Jersey Gas comes under a holding company, International Energy Group (IEG), which also owns Manx Gas and Guernsey Gas. IEG is in turn owned by Ancala an infrastructure fund. Last year IEG secured a licence to break Guernsey Electricity’s monopoly and is now able to generate and supply electricity there via its Combined Heat and Power technology.


The Managing Director of IEG, Ian Plenderleith is not surprisingly quick to assert that gas will be around for a long time yet: ‘We’re not talking the dirtiest of fuels, which is coal, we’re also talking about something which is highly efficient in terms of generation.

‘It isn’t going to go today and if it did the cost of replacing it would be truly enormous, and it’s not going to go in five or ten years either.
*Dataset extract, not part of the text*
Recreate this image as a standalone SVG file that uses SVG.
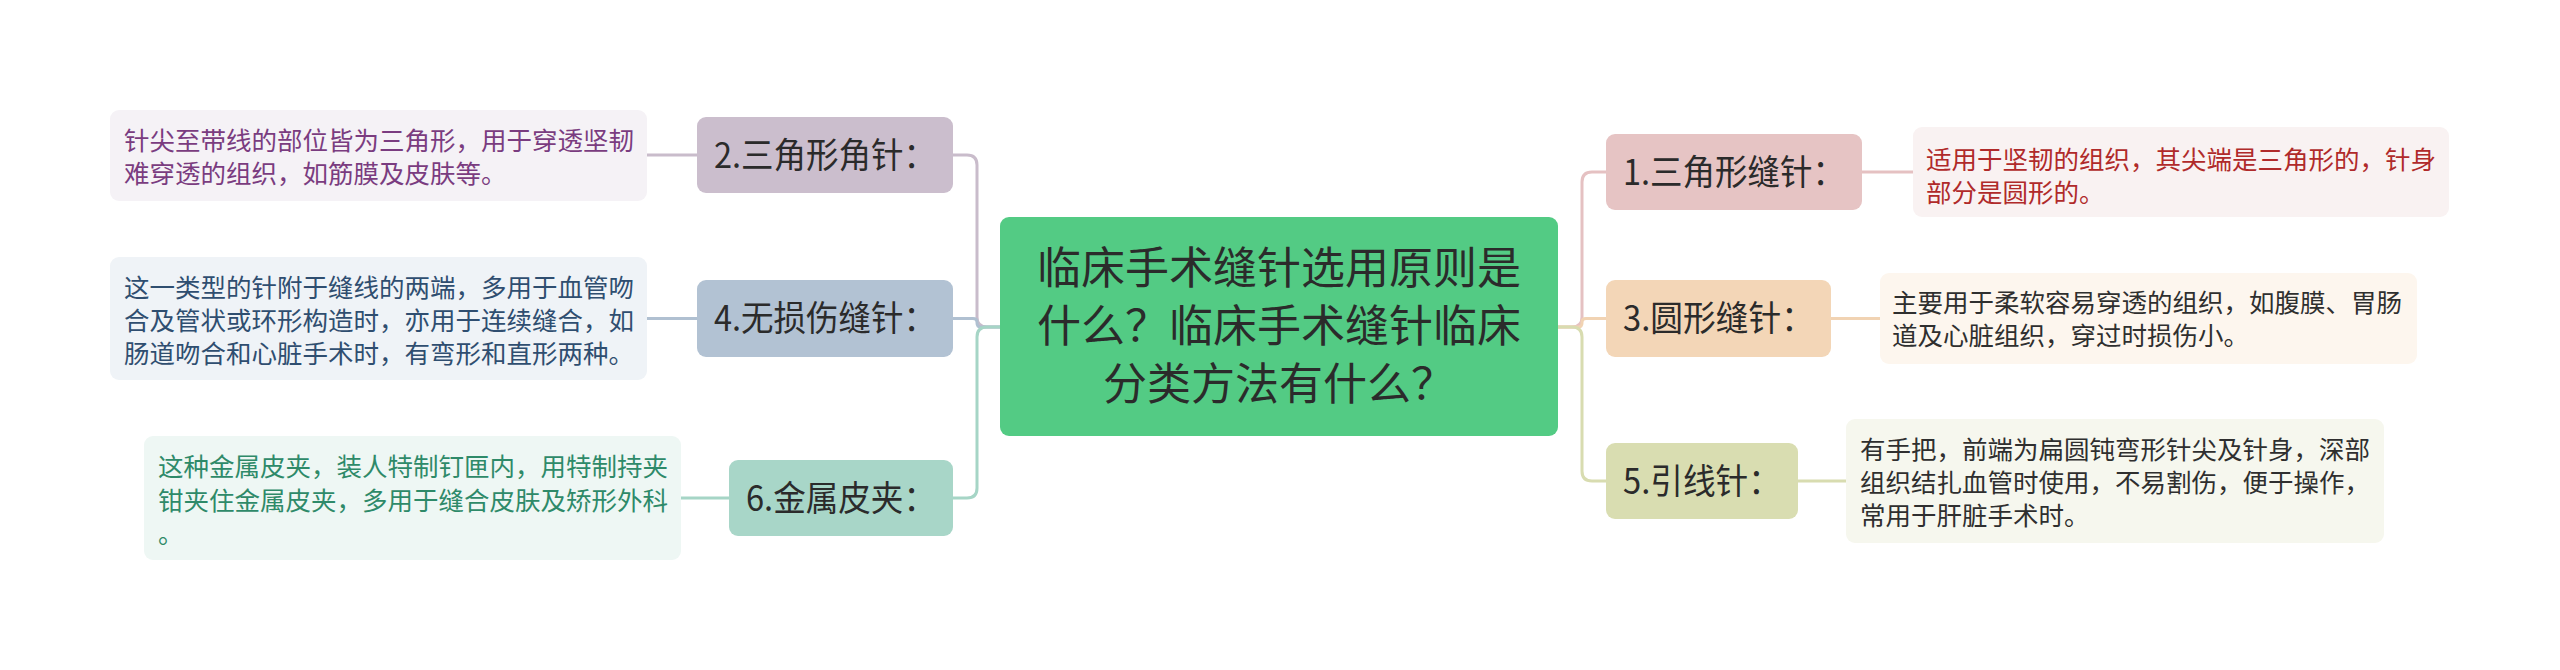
<svg xmlns="http://www.w3.org/2000/svg" width="2560" height="670" viewBox="0 0 2560 670">
<style>
text{font-family:"Noto Sans CJK SC","Noto Sans",sans-serif;}
.root-t{font-size:44px;fill:#2b2b2b;text-anchor:middle;}
.lab-t{font-size:35px;fill:#2b2b2b;}
.desc-t{font-size:25.5px;}
.conn{fill:none;stroke-width:3;stroke-linecap:round;}
</style>
<rect x="0" y="0" width="2560" height="670" fill="#ffffff"/>
<g id="connectors">
  <path class="conn" stroke="#C9BCCB" d="M1001,327 H987 Q977,327 977,317 V165 Q977,155 967,155 H953"/>
  <path class="conn" stroke="#B0C0D1" d="M1001,327 H981 Q977,327 977,323 V322 Q977,318.5 973,318.5 H953"/>
  <path class="conn" stroke="#A6D5C6" d="M1001,327 H987 Q977,327 977,337 V488 Q977,498 967,498 H953"/>
  <path class="conn" stroke="#E5C1C2" d="M1558,327 H1572 Q1582,327 1582,317 V182 Q1582,172 1592,172 H1606"/>
  <path class="conn" stroke="#F1D3B3" d="M1558,327 H1578 Q1582,327 1582,323 V322 Q1582,318.5 1586,318.5 H1606"/>
  <path class="conn" stroke="#D8DCB0" d="M1558,327 H1572 Q1582,327 1582,337 V471 Q1582,481 1592,481 H1606"/>
  <path class="conn" stroke="#C9BCCB" d="M647,155 H697"/>
  <path class="conn" stroke="#B0C0D1" d="M647,318.5 H697"/>
  <path class="conn" stroke="#A6D5C6" d="M681,498 H729"/>
  <path class="conn" stroke="#E5C1C2" d="M1862,172 H1913"/>
  <path class="conn" stroke="#F1D3B3" d="M1831,318.5 H1880"/>
  <path class="conn" stroke="#D8DCB0" d="M1798,481 H1846"/>
</g>
<g id="root">
  <rect x="1000" y="217" width="558" height="219" rx="9" fill="#53CB84"/>
  <text class="root-t" x="1279" y="284">临床手术缝针选用原则是</text>
  <text class="root-t" x="1279" y="342">什么？临床手术缝针临床</text>
  <text class="root-t" x="1279" y="400">分类方法有什么？</text>
</g>
<g id="n1">
  <rect x="1606" y="134" width="256" height="76" rx="9" fill="#E6C4C4"/>
  <text class="lab-t" x="1623" y="184.5" textLength="222" lengthAdjust="spacingAndGlyphs">1.三角形缝针：</text>
</g>
<g id="d1">
  <rect x="1913" y="127" width="536" height="90" rx="9" fill="#F9F2F2"/>
  <text class="desc-t" fill="#B02A2A"><tspan x="1926" y="169">适用于坚韧的组织，其尖端是三角形的，针身</tspan><tspan x="1926" y="202">部分是圆形的。</tspan></text>
</g>
<g id="n3">
  <rect x="1606" y="280" width="225" height="77" rx="9" fill="#F3D6B7"/>
  <text class="lab-t" x="1623" y="331" textLength="191" lengthAdjust="spacingAndGlyphs">3.圆形缝针：</text>
</g>
<g id="d3">
  <rect x="1880" y="273" width="537" height="91" rx="9" fill="#FDF6EE"/>
  <text class="desc-t" fill="#2f2f2f"><tspan x="1892" y="312">主要用于柔软容易穿透的组织，如腹膜、胃肠</tspan><tspan x="1892" y="345">道及心脏组织，穿过时损伤小。</tspan></text>
</g>
<g id="n5">
  <rect x="1606" y="443" width="192" height="76" rx="9" fill="#D9DDB1"/>
  <text class="lab-t" x="1623" y="493.5" textLength="158" lengthAdjust="spacingAndGlyphs">5.引线针：</text>
</g>
<g id="d5">
  <rect x="1846" y="419" width="538" height="124" rx="9" fill="#F6F7EE"/>
  <text class="desc-t" fill="#2f2f2f"><tspan x="1860" y="459">有手把，前端为扁圆钝弯形针尖及针身，深部</tspan><tspan x="1860" y="492">组织结扎血管时使用，不易割伤，便于操作，</tspan><tspan x="1860" y="525">常用于肝脏手术时。</tspan></text>
</g>
<g id="n2">
  <rect x="697" y="117" width="256" height="76" rx="9" fill="#CBBECD"/>
  <text class="lab-t" x="714" y="167.5" textLength="222" lengthAdjust="spacingAndGlyphs">2.三角形角针：</text>
</g>
<g id="d2">
  <rect x="110" y="110" width="537" height="91" rx="9" fill="#F5F2F6"/>
  <text class="desc-t" fill="#7A3C80"><tspan x="124" y="150">针尖至带线的部位皆为三角形，用于穿透坚韧</tspan><tspan x="124" y="183">难穿透的组织，如筋膜及皮肤等。</tspan></text>
</g>
<g id="n4">
  <rect x="697" y="280" width="256" height="77" rx="9" fill="#B2C2D3"/>
  <text class="lab-t" x="714" y="331" textLength="222" lengthAdjust="spacingAndGlyphs">4.无损伤缝针：</text>
</g>
<g id="d4">
  <rect x="110" y="257" width="537" height="123" rx="9" fill="#EFF3F7"/>
  <text class="desc-t" fill="#2F4E70"><tspan x="124" y="297">这一类型的针附于缝线的两端，多用于血管吻</tspan><tspan x="124" y="330">合及管状或环形构造时，亦用于连续缝合，如</tspan><tspan x="124" y="363">肠道吻合和心脏手术时，有弯形和直形两种。</tspan></text>
</g>
<g id="n6">
  <rect x="729" y="460" width="224" height="76" rx="9" fill="#A8D6C8"/>
  <text class="lab-t" x="746" y="510.5" textLength="190" lengthAdjust="spacingAndGlyphs">6.金属皮夹：</text>
</g>
<g id="d6">
  <rect x="144" y="436" width="537" height="124" rx="9" fill="#EEF7F4"/>
  <text class="desc-t" fill="#2E8A69"><tspan x="158" y="476">这种金属皮夹，装人特制钉匣内，用特制持夹</tspan><tspan x="158" y="510">钳夹住金属皮夹，多用于缝合皮肤及矫形外科</tspan><tspan x="158" y="543">。</tspan></text>
</g>
</svg>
‘If you want to transition to a carbon free world that’s not going to be something you do overnight. Renewables that exist today, which are primarily around solar and wind, are they really going to be cost effective at this point in time? Will they be able to replace gas to fill the heating load that we provide in the winter months when there may be more wind but certainly less solar.

‘If we were looking forward five or ten years around renewable technology, we probably won’t be talking about the current renewables as they stand today.  If we’re looking at what’s happening in the gas sector, we’re looking at opportunities with hydrogen networks, we’ll have opportunities to get LNG (liquefied natural gas), on the island - which is lower cost. There’ll be bio gases that will be much easier to produce. So in five or ten years that renewable landscape will look very different again.’


Also not surprisingly, Mr Plenderleith is keen to duplicate the breaking of the electricity monopoly in Jersey:  ‘I think it’s a great foresight that the States of Guernsey has issued an electricity licence to somebody other than Guernsey Electric which is starting to liberalise and democratise the provision of energy services across the island.  Doing that has enabled us to look into new markets, new developments, new products. So we have some significant opportunities to grow the business, to bring new technologies to the island to bring new skills onto the island. To make a contribution to the green economy on the island, on island generation, improvements in security of supply, the improvements in affordability for bills going forward. So that’s a particularly exciting time for us there and certainly what we’d be hoping for, as time goes on in Jersey, is to see the same.’

You can read the full interview with Ian Plenderleith in the November issue of Business Brief

Jersey Electricity

Chris Ambler has held the reins of Jersey Electricity for the past ten years and in that time the business model has been transformed from an on-island generator of power, to one built around imported low-carbon energy. Jersey Electricity is a public limited company whose main shareholder is the States of Jersey. It is also the only provider of electricity in the Island.  While some challenge that monopoly position, Chris Ambler says it’s the reason why Jersey’s electricity prices are lower than the UK and many other places in Europe, and why Jersey is way ahead of many other countries in reducing carbon usage and its subsequent damage to the environment:  ‘We have now virtually de-carbonised the electricity system. Those local on-island generation systems are there for back-up. The composition of the imported power from France is two-thirds nuclear and one-third renewable hydroelectric and it is certificated so we know the source.’

Purists would argue that nuclear is not where we want to be, that it’s to renewables where we should be focusing, but Mr Ambler is quick to say that many renewables are simply not economically viable and would push prices up:  ‘Power prices in Jersey are now 15% to 20% lower than Guernsey, we’re 15% to 20% lower than the Isle of Man, we’re about  15% lower than the UK and EU average.‘

‘That said we know that customers are wanting us to do more on renewables locally and so we can do that and are happy to do that and a couple of months ago we launched a request for expressions of interest in a ground based solar development. The reason we’ve done that is we’ve looked across the landscape of renewable technologies and there are only some which are economically viable, a lot of them are not economically viable and require subsidy if those schemes are to be developed, and the challenge that presents is that anything that requires subsidy needs to be funded and would need to come from government funding which will ultimately lead to higher taxation.’